US loans $8 billion to carmakers to make fuel-efficient cars

Three automakers, Ford, Nissan and Tesla Motors will receive nearly $8 billion in US Federal low-interest loans from the $25 billion advanced technology vehicles manufacturing incentive programme to make fuel-efficient vehicles in the US.

The US Congress had created a $25 billion fund in 2007 under the energy bill to help automakers boost fuel economy in their vehicles by about 40 per cent by 2020.

After a review of hundreds of applications for the loan from carmakers and parts suppliers by the the US energy department, energy secretary Steven Chu told a a gathering at Ford's Research and InnovationCenter in Dearborn, Michigan yesterday, "Transforming the American automobile industry will not be easy, but we know it can be done."

 ''These investments will come back to our country many times over by creating new jobs, reducing our dependence on oil, and reducing our greenhouse gas emissions,'' he added.

Under the first disbursement of the $25-billion fund, Ford Motor, which did not avail of the US government bailout this year, will receive $5.9 billion to retool its 11 factories in the Midwest to produce hybrids and electric vehicles.

Separately the company said in a statement, ''Ford will invest nearly $14 billion in advanced technology vehicles in the next seven years. Our partnership with the department of energy will help retool our US plants more quickly to produce fuel efficient vehicles and help meet the new, rigorous fuel-economy requirements.''

Ford had entered into a vehicle-development partnership with diverse components supplier Magna International in January 2009 to introduce a zero-emission lithium-ion battery electric vehicle (BEV) to be delivered to market in 2011. (See: Magna and Ford Motor Company partner to introduce zero-emission battery electric vehicle)
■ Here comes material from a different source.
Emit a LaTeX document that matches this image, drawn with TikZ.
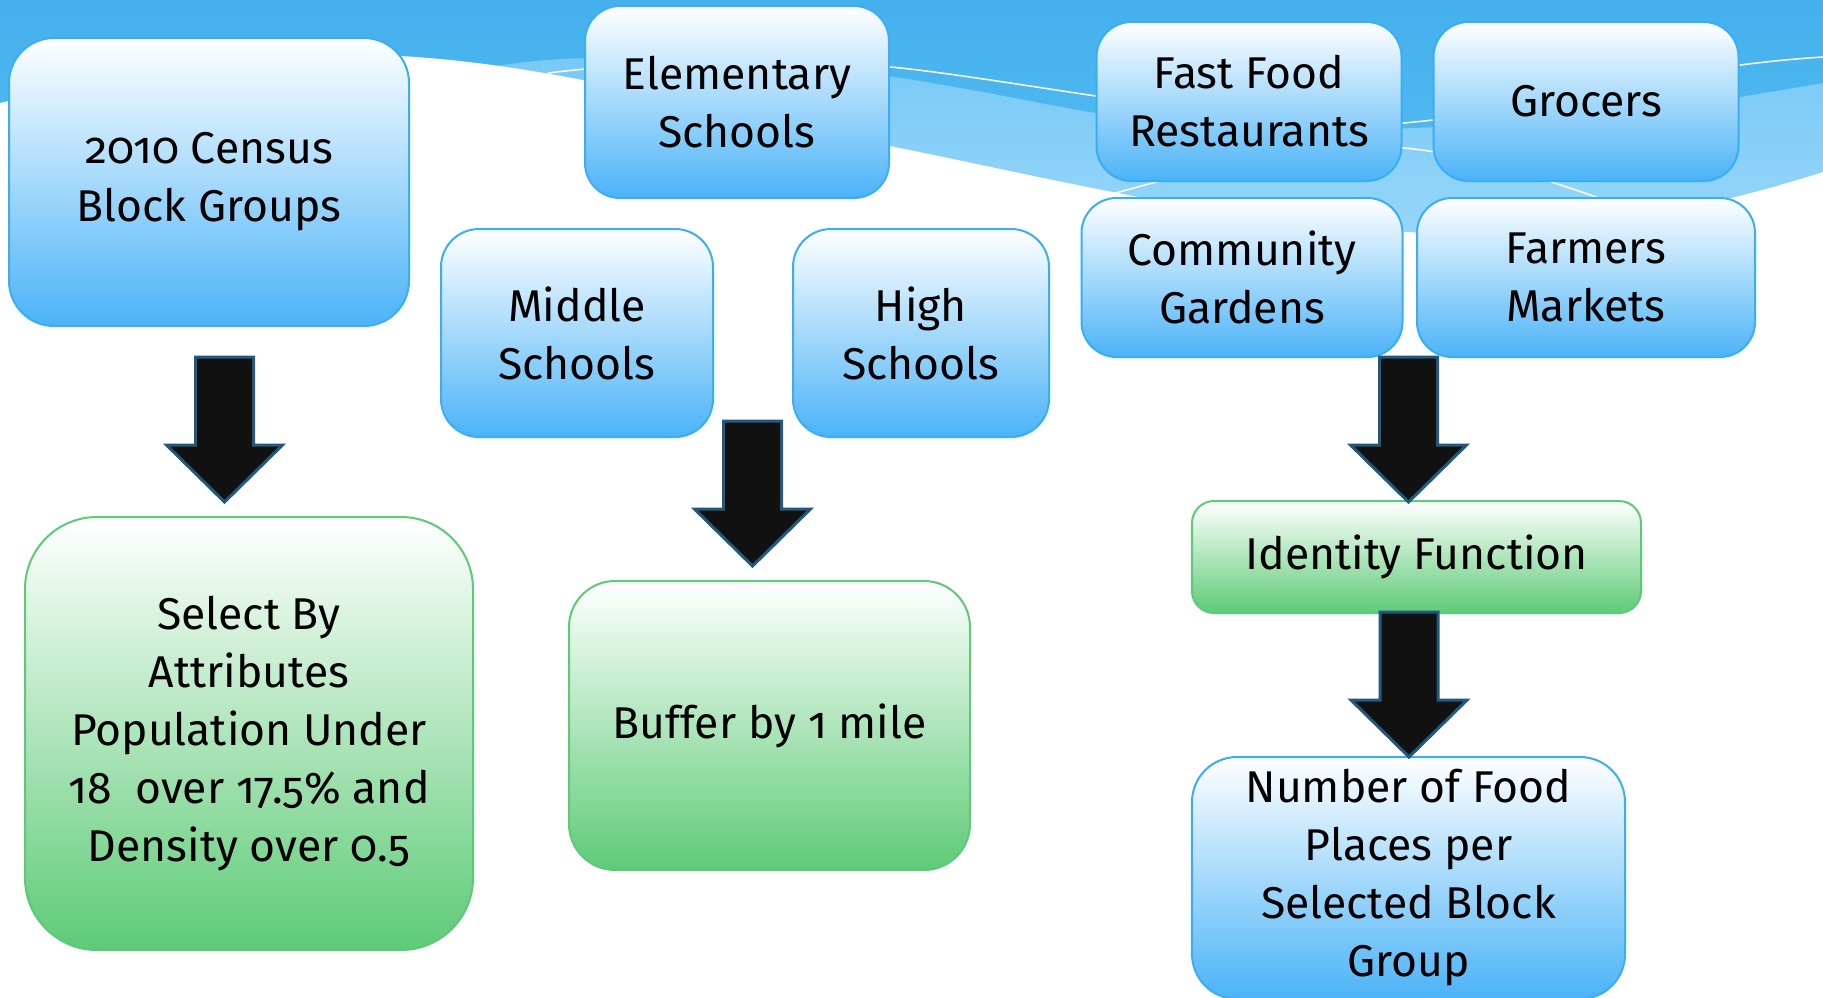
\documentclass[tikz,border=0pt]{standalone}
\usepackage{fontspec}
\setmainfont{Fira Sans}[Numbers=OldStyle]
\definecolor{skytop}{HTML}{44B0EC}
\definecolor{skybottom}{HTML}{5EC2F5}
\definecolor{bandtop}{HTML}{78C9F6}
\definecolor{bandbottom}{HTML}{A2DBFA}
\definecolor{boxblue}{HTML}{4BB3F7}
\definecolor{boxblueline}{HTML}{3AAEF4}
\definecolor{boxgreen}{HTML}{5ECB77}
\definecolor{boxgreenline}{HTML}{5CCA76}
\definecolor{arrowfill}{HTML}{111111}
\definecolor{arrowline}{HTML}{21587C}
\begin{document}
\begin{tikzpicture}[x=1pt,y=-1pt,
  boxtext/.style={font=\fontsize{44.5}{58}\selectfont, align=center, inner sep=0pt, text=black},
  bluebox/.style={boxtext, rectangle, draw=boxblueline, line width=2pt, top color=white, bottom color=boxblue},
  greenbox/.style={boxtext, rectangle, draw=boxgreenline, line width=2pt, top color=white, bottom color=boxgreen},
  flowarrow/.style={fill=arrowfill, draw=arrowline, line width=3pt, line join=miter},
  swoosh/.style={draw=white, line width=1.5pt},
  downarrow/.pic={\path[flowarrow] (-29,0) -- (29,0) -- (29,88) -- (58,88) -- (0,145) -- (-58,88) -- (-29,88) -- cycle;}
]
\useasboundingbox (0,0) rectangle (1823,997);

% sky band across the top
\shade[top color=skytop, bottom color=skybottom] (0,0) rectangle (1823,300);
% lighter wave band
\shade[top color=bandtop, bottom color=bandbottom]
  (495,66) .. controls (530,61) and (560,58) .. (600,58)
  .. controls (700,58) and (800,65) .. (880,75)
  .. controls (960,86) and (1030,102) .. (1100,114)
  .. controls (1300,145) and (1550,125) .. (1741,97)
  .. controls (1770,92) and (1800,87) .. (1823,83)
  -- (1823,300) -- (495,300) -- cycle;
% thin white swooshes
\path[swoosh] (548,73) .. controls (640,62) and (760,57) .. (880,66)
  .. controls (1000,76) and (1250,130) .. (1404,123)
  .. controls (1550,110) and (1650,68) .. (1823,57);
\path[swoosh] (1090,200) .. controls (1200,170) and (1300,140) .. (1404,148)
  .. controls (1480,155) and (1560,185) .. (1620,205);
% white page below the wave
\fill[white] (0,103) .. controls (120,75) and (250,52) .. (380,55)
  .. controls (560,62) and (720,115) .. (880,144)
  .. controls (1050,178) and (1250,228) .. (1430,233)
  .. controls (1600,232) and (1720,205) .. (1823,172)
  -- (1823,997) -- (0,997) -- cycle;

% input layers
\node[bluebox, rounded corners=45pt, minimum width=400pt, minimum height=288pt] (census) at (209,182) {2010 Census\\Block Groups};
\node[bluebox, rounded corners=35pt, minimum width=304pt, minimum height=192pt] (elem) at (737,102) {Elementary\\Schools};
\node[bluebox, rounded corners=38pt, minimum width=272pt, minimum height=208pt] (middle) at (577,333) {Middle\\Schools};
\node[bluebox, rounded corners=38pt, minimum width=256pt, minimum height=208pt] (high) at (921,333) {High\\Schools};
\node[bluebox, rounded corners=35pt, minimum width=305pt, minimum height=159pt] (fast) at (1249,101.5) {Fast Food\\Restaurants};
\node[bluebox, rounded corners=35pt, minimum width=305pt, minimum height=159pt] (grocers) at (1586,101.5) {Grocers};
\node[bluebox, rounded corners=35pt, minimum width=321pt, minimum height=159pt] (community) at (1242,277.5) {Community\\Gardens};
\node[bluebox, rounded corners=35pt, minimum width=338pt, minimum height=159pt] (farmers) at (1586,277.5) {Farmers\\Markets};

% processing steps
\node[greenbox, rounded corners=72pt, minimum width=448pt, minimum height=433pt] (select) at (249,733.5) {Select By\\Attributes\\Population Under\\18\ \ over 17.5\% and\\Density over 0.5};
\node[greenbox, rounded corners=46pt, minimum width=401pt, minimum height=289pt] (buffer) at (769.5,725.5) {Buffer by 1 mile};
\node[greenbox, rounded corners=22pt, minimum width=449pt, minimum height=112pt] (identity) at (1416.5,557) {Identity Function};

% result
\node[bluebox, rounded corners=45pt, minimum width=433pt, minimum height=242pt] (result) at (1408.5,878) {Number of Food\\Places per\\Selected Block\\Group};

% block arrows
\pic at (224.5,357) {downarrow};
\pic at (752.5,421) {downarrow};
\pic at (1408.5,357) {downarrow};
\pic at (1409,612) {downarrow};
\end{tikzpicture}
\end{document}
 The Japanese carmaker Nissan will receive $1.6 billion to retool its plant in Smyrna, Tennessee, where it plans to build electric vehicles as well as construct a new battery plant to produce 2,00,000 batteries a year. The cash infusion is expected to add another 1,300 jobs and help to roll out 150,000 battery-operated vehicles a year.
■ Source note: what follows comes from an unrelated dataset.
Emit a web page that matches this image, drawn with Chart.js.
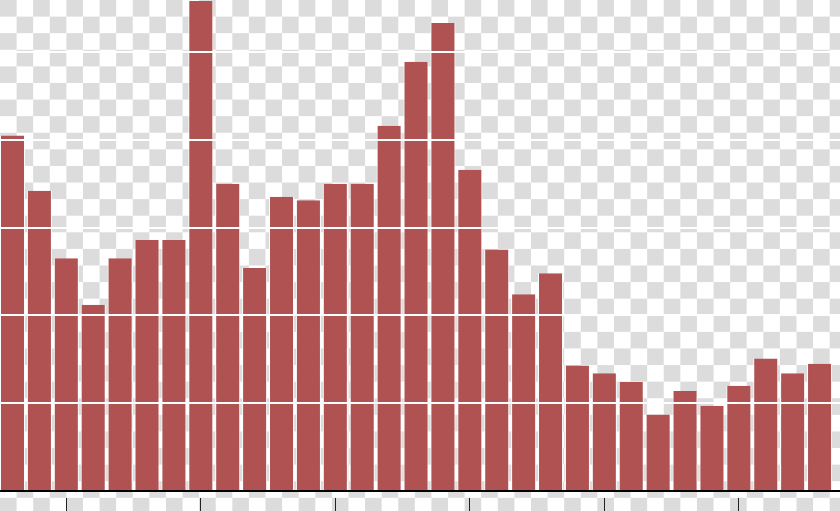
<!DOCTYPE html>
<html>
<head>
<meta charset="utf-8">
<script src="https://cdn.jsdelivr.net/npm/chart.js@4/dist/chart.umd.min.js"></script>
<style>
  html, body { margin: 0; padding: 0; }
  body {
    width: 840px;
    height: 511px;
    overflow: hidden;
    /* transparent-look checkerboard behind the chart */
    background: repeating-conic-gradient(#ffffff 0 25%, #dcdcdc 0 50%) 0 0 / 33.2px 33.2px;
  }
  #wrap { position: relative; width: 840px; height: 511px; }
</style>
</head>
<body>
<div id="wrap"><canvas id="chart"></canvas></div>
<script>
// bar positions (category index) and heights
const categories = [0, 1, 2, 3, 4, 5, 6, 7, 8, 9, 10, 11, 12, 13, 14, 15,
                    16, 17, 18, 19, 20, 21, 22, 23, 24, 25, 26, 27, 28, 29, 30];
const values = [4.05, 3.42, 2.65, 2.12, 2.65, 2.86, 2.86, 5.58, 3.50, 2.54,
                3.35, 3.31, 3.50, 3.50, 4.16, 4.89, 5.33, 3.66, 2.75, 2.24,
                2.48, 1.43, 1.34, 1.24, 0.87, 1.14, 0.97, 1.20, 1.51, 1.34, 1.45];
// x positions that carry a tick mark, and the y gridline values
const xTicks = [2, 7, 12, 17, 22, 27];
const yTicks = [0, 1, 2, 3, 4, 5];

const ctx = document.getElementById('chart').getContext('2d');
new Chart(ctx, {
    type: 'bar',
    data: {
        datasets: [{
            data: categories.map((c, i) => ({ x: c, y: values[i] })),
            backgroundColor: '#b05252',
            borderColor: '#ffffff',
            borderWidth: { left: 1, right: 1, top: 0, bottom: 0 },
            borderSkipped: false,
            barPercentage: 0.93,
            categoryPercentage: 1
        }]
    },
    options: {
        responsive: true,
        maintainAspectRatio: false,
        animation: false,
        devicePixelRatio: 1,
        layout: { padding: 0 },
        plugins: {
            legend: { display: false },
            tooltip: { enabled: false }
        },
        scales: {
            x: {
                type: 'linear',
                offset: false,
                min: -0.465,
                max: 30.76,
                afterBuildTicks: scale => {
                    scale.ticks = xTicks.map(v => ({ value: v }));
                },
                ticks: { display: false },
                grid: {
                    offset: false,
                    drawOnChartArea: false,
                    drawTicks: true,
                    tickLength: 20,
                    tickWidth: 1,
                    tickColor: '#222',
                    tickBorderDash: [0, 6, 30, 0]
                },
                border: { display: true, color: '#000', width: 2, z: 1 }
            },
            y: {
                min: 0,
                max: 5.592,
                afterBuildTicks: scale => {
                    scale.ticks = yTicks.map(v => ({ value: v }));
                },
                ticks: { display: false },
                grid: {
                    drawTicks: false,
                    lineWidth: 2,
                    z: 1,
                    color: c => (c.tick && c.tick.value === 0) ? 'rgba(0,0,0,0)' : '#ffffff'
                },
                border: { display: false }
            }
        }
    }
});
</script>
</body>
</html>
In August 2008, Nissan had unveiled a new prototype electric vehicle with batteries twice as powerful as conventional technology, as part of its research and development programme on zero emission vehicles. (See: Nissan unveils new prototype electric car)
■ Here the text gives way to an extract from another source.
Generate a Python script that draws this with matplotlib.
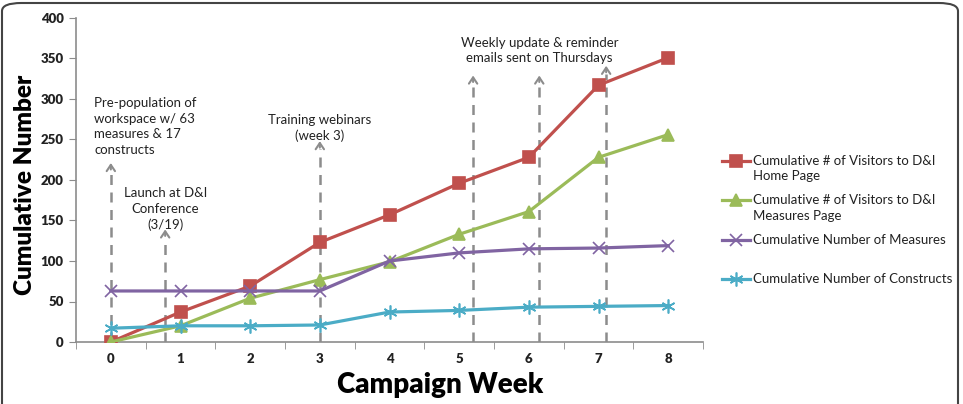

The Nissan electric, with a unique body style that is not based on any existing Nissan model, will be marketed in the US and Japan in 2010 and the rest of the world in 2012.

Though slower than rivals Toyota and Honda to embrace petrol-electric hybrids, Nissan, Japan's third largest carmaker, aims to become the industry leader in electric vehicles.

Nissan is also developing hydrogen fuel-cell cars as well as its own hybrid system, predicting that zero-emission vehicles will take a 15-per cent share of the global auto market in the future.

Ssix-year old start up company, Tesla Motors, based in San Carlos, California, will receive $465 million in two parts. The first will be to finance its plant manufacturing the all-electric car Tesla Model S sedan, which runs 300 miles on a single charge. Tesla aims to produce 20,000 vehicles each year. The new investment will create an additional 1,000 jobs.

The second part of the loan will be used to build a plant in California to manufacture 30,000 battery packs by 2013 creating 650 jobs and also to make electric drive trains for which Tesla has partnered with Daimler.

 Tesla had been selected to provide electric car batteries and chargers for Daimler's Smart EV electric car in January 2009 and would deliver 1,000 of the batteries this year and next. (See: EV maker Tesla to provide batteries for Daimler's Smart range)

 The US energy department officials are now holding discussions with General Motors and Chrysler, where Chrysler has just emerged from bankruptcy protection while GM is restructuring under Chapter 11, for their application of the loan.

 GM had asked for $8.3 billion to develop a battery-powered plug-in car, the Chevrolet Volt while Chrysler had asked for $5 billion.